Ben Prescott
- Born: Benjamin Gaddafi Prescott 31 July 1978 (age 47) Tripoli, Libya
- Height: 1.84 m (6 ft 0 in)
- Weight: 117 kg (18 st 6 lb)
- School: Gordonstoun
- University: Aberdeen University

Rugby union career
- Position: Tighthead Prop

Amateur team(s)
- Years: Team / Apps / (Points)
- Aberdeen GSFP
- –: Blackrock College

Senior career
- Years: Team / Apps / (Points)
- 2001–08: Glasgow Warriors / 21 / (0)
- 2006–07: →Waterloo
- 2007–08: →Rotherham Titans
- 2008–10: Rotherham Titans
- 2010: Nottingham
- 2010: Leinster
- 2010: →Rotherham Titans
- 2010–11: Northampton Saints
- 2011–12: Nottingham
- 2012–14: Cornish Pirates
- 2014–15: London Scottish

International career
- Years: Team / Apps / (Points)
- Scotland U18

= Ben Prescott =

Scottish rugby union player (b. 1978)

Ben Prescott (born 31 July 1978 in Tripoli, Libya) is a Libyan-born Scottish former rugby union player for Glasgow Warriors at the Tighthead Prop position.

==Amateur career==

Prescott played for Aberdeen GSFP. He also played for Blackrock College RFC when based in Ireland with Leinster in 2010.

==Professional career==

Prescott started playing for Glasgow Warriors in the 2001–02 season under Richie Dixon. His first match was the pre-season friendly against Northampton Saints where he came on as a substitute on 14 August 2001.

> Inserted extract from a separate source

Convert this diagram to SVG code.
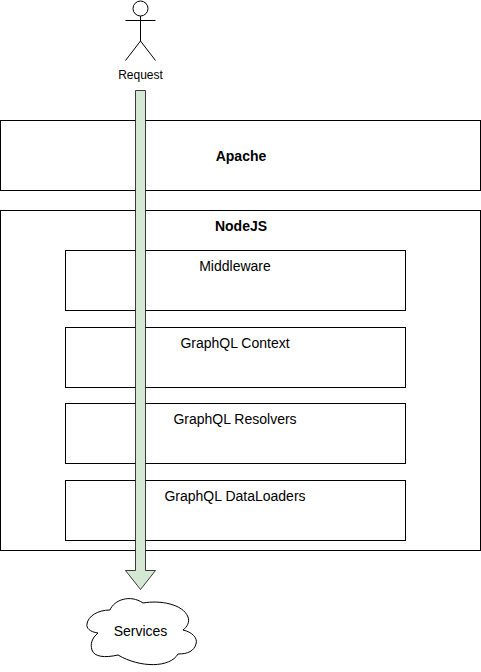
<svg xmlns="http://www.w3.org/2000/svg" width="481" height="672" viewBox="0 0 481 672">
<style>
.b{fill:#fff;stroke:#000;stroke-width:1}
.l{fill:none;stroke:#000;stroke-width:1}
text{font-family:"Liberation Sans",Arial,Helvetica,sans-serif;fill:#000;text-anchor:middle}
.m{font-size:14px}
.s{font-size:12px}
.h{font-size:14px;font-weight:bold}
</style>
<rect width="481" height="672" fill="#fff"/>
<g id="apache"><rect class="b" x="0.5" y="120.500" width="480" height="70"/><text class="h" x="241" y="161">Apache</text></g>
<g id="nodejs"><rect class="b" x="0.5" y="210.500" width="480" height="340"/><text class="h" x="241" y="231">NodeJS</text></g>
<g id="middleware"><rect class="b" x="65.500" y="250.500" width="340" height="60"/><text class="m" x="235" y="271">Middleware</text></g>
<g id="context"><rect class="b" x="65.500" y="327.500" width="340" height="60"/><text class="m" x="235" y="348">GraphQL Context</text></g>
<g id="resolvers"><rect class="b" x="65.500" y="403.500" width="340" height="60"/><text class="m" x="235" y="424">GraphQL Resolvers</text></g>
<g id="dataloaders"><rect class="b" x="65.500" y="480.500" width="340" height="60"/><text class="m" x="235" y="501">GraphQL DataLoaders</text></g>
<g id="request">
<circle class="b" cx="140.500" cy="8.500" r="7.500"/>
<path class="l" d="M140.500 16V41M125.500 20.500H155.500M140.500 41L125.500 60.500M140.500 41L155.500 60.500"/>
<text class="s" x="140.500" y="79">Request</text>
</g>
<g id="services">
<path class="b" d="M110 610C114 600 130 594 143 603C160 600 183 604 188 617C190 622 187 627 183 630C192 632 198 638 196 644C194 651 188 654 178 654C170 668 140 668 118 655C105 658 94 657 92 650C90 644 92 638 98 633C90 632 86 628 87 624C88 616 98 610 110 610Z"/>
<text class="m" x="140.500" y="636">Services</text>
</g>
<g id="connectors">
<path d="M135.500 90.500H145.500V570.500H155.500L140.500 589.500L125.500 570.500H135.500Z" fill="#d5e8d4" stroke="#000" stroke-opacity=".75"/>
</g>
</svg>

He also played in competitive matches. His first competitive appearance was against Cardiff RFC in the Heineken Cup replacing Dave Hilton on 4 November 2001 at Hughenden Stadium. He played in the Welsh-Scottish League against Edinburgh Rugby, coming on as a temporary replacement for Steve Griffiths on 22 February 2002 He did not play for the Warriors again until season 2004–05. He signed full-time for the Warriors in 2005. In the following season, 2006–07, a calf injury restricted his Warriors appearances. He went out on loan to Waterloo for more game time. The 2007–08 season was his last as a Warrior.

The 2007–08 season saw Prescott on a loan to Rotherham Titans. This move was made permanent on 23 May 2008. He left the Titans to join Nottingham RFC in May 2010. He then moved on to Leinster in September 2010. He rejoined the Titans on loan in early December 2010 when their prop Anton O'Donnell broke his ankle. That move was brief as he moved on a short-term deal to Northampton Saints at the end of December 2010. He rejoined Nottingham for season 2011–12. In May 2012 he signed for the Cornish Pirates. He rejected a new contract in the summer of 2014 and was released. Instead, Prescott signed for London Scottish for the 2014–15 season. He announced his retirement from the game in September 2015 due to a neck and shoulder injury.

==International career==

Prescott played for Scotland U18s, Scottish Universities and Scottish Students.